We use electric motors regularly in numerous appliances and industrial applications, but have we ever thought of where they have come from? Prussian inventor Moritz von Jacobi created one of the first proper electric motors in 1834, and his second design was even powerful enough to propel a boat with over a dozen people in it. That same years, American blacksmith Thomas Davenport himself created a battery powered electric motor.
However other less practically useful attempts at making electric motors were engaged in by Benjamin Franklin as early as the 1740s (years before James Watts invented his steam engine). A huge step in the development of the modern electric motor was made in 1822 by Englishman Peter Barlow with his creation of Barlow’s Wheel. Mercury was used in Barlow’s Wheel, as it was used in the thermometers of the day.

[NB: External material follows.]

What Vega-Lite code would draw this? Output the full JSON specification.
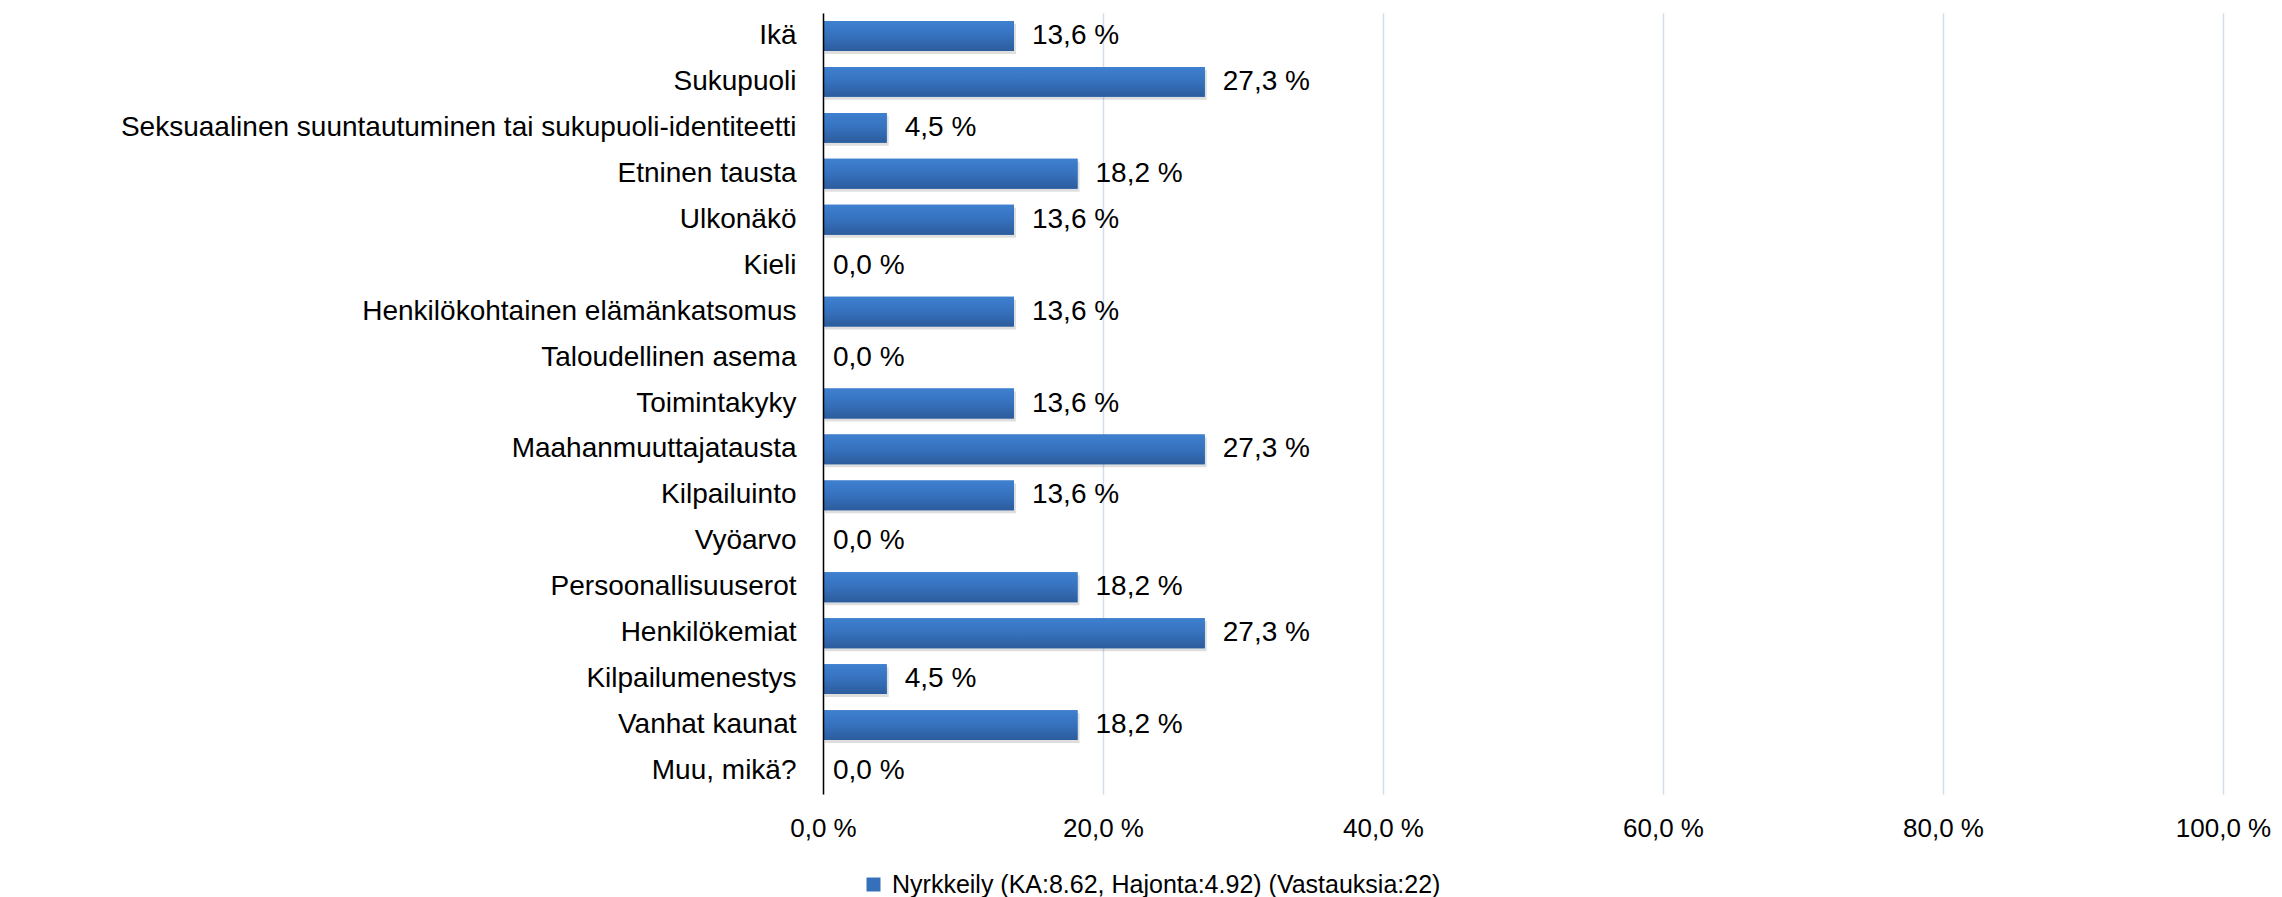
{
  "$schema": "https://vega.github.io/schema/vega-lite/v6.json",
  "autosize": {"type": "none"},
  "width": 1400,
  "height": 781,
  "padding": {"left": 823, "top": 13, "right": 59, "bottom": 103},
  "background": "white",
  "config": {
    "view": {"stroke": null},
    "font": "Liberation Sans",
    "locale": {"number": {"decimal": ",", "thousands": " ", "grouping": [3], "currency": ["", " €"], "percent": " %"}}
  },
  "data": {
    "values": [
      {"kategoria": "Ikä", "osuus": 0.1364, "sarja": "Nyrkkeily (KA:8.62, Hajonta:4.92) (Vastauksia:22)"},
      {"kategoria": "Sukupuoli", "osuus": 0.2727, "sarja": "Nyrkkeily (KA:8.62, Hajonta:4.92) (Vastauksia:22)"},
      {"kategoria": "Seksuaalinen suuntautuminen tai sukupuoli-identiteetti", "osuus": 0.0455, "sarja": "Nyrkkeily (KA:8.62, Hajonta:4.92) (Vastauksia:22)"},
      {"kategoria": "Etninen tausta", "osuus": 0.1818, "sarja": "Nyrkkeily (KA:8.62, Hajonta:4.92) (Vastauksia:22)"},
      {"kategoria": "Ulkonäkö", "osuus": 0.1364, "sarja": "Nyrkkeily (KA:8.62, Hajonta:4.92) (Vastauksia:22)"},
      {"kategoria": "Kieli", "osuus": 0, "sarja": "Nyrkkeily (KA:8.62, Hajonta:4.92) (Vastauksia:22)"},
      {"kategoria": "Henkilökohtainen elämänkatsomus", "osuus": 0.1364, "sarja": "Nyrkkeily (KA:8.62, Hajonta:4.92) (Vastauksia:22)"},
      {"kategoria": "Taloudellinen asema", "osuus": 0, "sarja": "Nyrkkeily (KA:8.62, Hajonta:4.92) (Vastauksia:22)"},
      {"kategoria": "Toimintakyky", "osuus": 0.1364, "sarja": "Nyrkkeily (KA:8.62, Hajonta:4.92) (Vastauksia:22)"},
      {"kategoria": "Maahanmuuttajatausta", "osuus": 0.2727, "sarja": "Nyrkkeily (KA:8.62, Hajonta:4.92) (Vastauksia:22)"},
      {"kategoria": "Kilpailuinto", "osuus": 0.1364, "sarja": "Nyrkkeily (KA:8.62, Hajonta:4.92) (Vastauksia:22)"},
      {"kategoria": "Vyöarvo", "osuus": 0, "sarja": "Nyrkkeily (KA:8.62, Hajonta:4.92) (Vastauksia:22)"},
      {"kategoria": "Persoonallisuuserot", "osuus": 0.1818, "sarja": "Nyrkkeily (KA:8.62, Hajonta:4.92) (Vastauksia:22)"},
      {"kategoria": "Henkilökemiat", "osuus": 0.2727, "sarja": "Nyrkkeily (KA:8.62, Hajonta:4.92) (Vastauksia:22)"},
      {"kategoria": "Kilpailumenestys", "osuus": 0.0455, "sarja": "Nyrkkeily (KA:8.62, Hajonta:4.92) (Vastauksia:22)"},
      {"kategoria": "Vanhat kaunat", "osuus": 0.1818, "sarja": "Nyrkkeily (KA:8.62, Hajonta:4.92) (Vastauksia:22)"},
      {"kategoria": "Muu, mikä?", "osuus": 0, "sarja": "Nyrkkeily (KA:8.62, Hajonta:4.92) (Vastauksia:22)"}
    ]
  },
  "encoding": {
    "y": {
      "field": "kategoria",
      "type": "nominal",
      "sort": null,
      "scale": {"paddingInner": 0.35, "paddingOuter": 0.175},
      "axis": {
        "title": null,
        "ticks": false,
        "domain": true,
        "domainColor": "#000000",
        "domainWidth": 1.5,
        "labelFontSize": 28,
        "labelColor": "#000000",
        "labelPadding": 27,
        "labelLimit": 0,
        "zindex": 2
      }
    },
    "x": {
      "field": "osuus",
      "type": "quantitative",
      "scale": {"domain": [0, 1], "nice": false},
      "axis": {
        "title": null,
        "values": [0, 0.2, 0.4, 0.6, 0.8, 1],
        "format": ".1%",
        "domain": false,
        "ticks": false,
        "grid": true,
        "gridColor": "#d2deef",
        "gridWidth": 1.5,
        "labelFontSize": 26,
        "labelColor": "#000000",
        "labelPadding": 21,
        "labelFlush": false
      }
    }
  },
  "layer": [
    {
      "mark": {"type": "bar", "color": "#000000", "opacity": 0.13, "yOffset": 3, "xOffset": 2}
    },
    {
      "mark": {"type": "bar"},
      "encoding": {
        "color": {
          "field": "sarja",
          "type": "nominal",
          "scale": {"range": ["#3670bb"]},
          "legend": {
            "title": null,
            "orient": "none",
            "legendX": 38,
            "legendY": 859,
            "symbolType": "square",
            "symbolSize": 196,
            "symbolStrokeWidth": 0,
            "labelFontSize": 25,
            "labelColor": "#000000",
            "labelLimit": 0,
            "labelOffset": 6
          }
        }
      }
    },
    {
      "mark": {
        "type": "bar",
        "color": {
          "gradient": "linear",
          "x1": 0, "y1": 0, "x2": 0, "y2": 1,
          "stops": [
            {"offset": 0, "color": "#3e80d0"},
            {"offset": 0.5, "color": "#3671bd"},
            {"offset": 1, "color": "#2c5c9c"}
          ]
        }
      }
    },
    {
      "mark": {
        "type": "text",
        "align": "left",
        "baseline": "middle",
        "fontSize": 28,
        "color": "#000000",
        "dx": {"expr": "datum.osuus > 0 ? 18 : 10"}
      },
      "encoding": {
        "text": {"field": "osuus", "type": "quantitative", "format": ".1%"}
      }
    }
  ]
}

The electric motor was refined over the years by many engineers and inventors, and no one individual can be completely credited with inventing the electric motor. Like many other human achievements, change was incremental. Alternating current, which had a huge impact on the development of electricity, was not widely introduced until the late 19th and early 20th centuries. The AC induction motor was invented by Nikola Tesla in 1887 (although Galileo Ferraris also created a working model of one in 1885).
Without the modern electric motor, everything from your washing machine to pool pumps would not function. We owe a great debt to the minds who have improved upon our knowledge and practically applied it to solve our problems.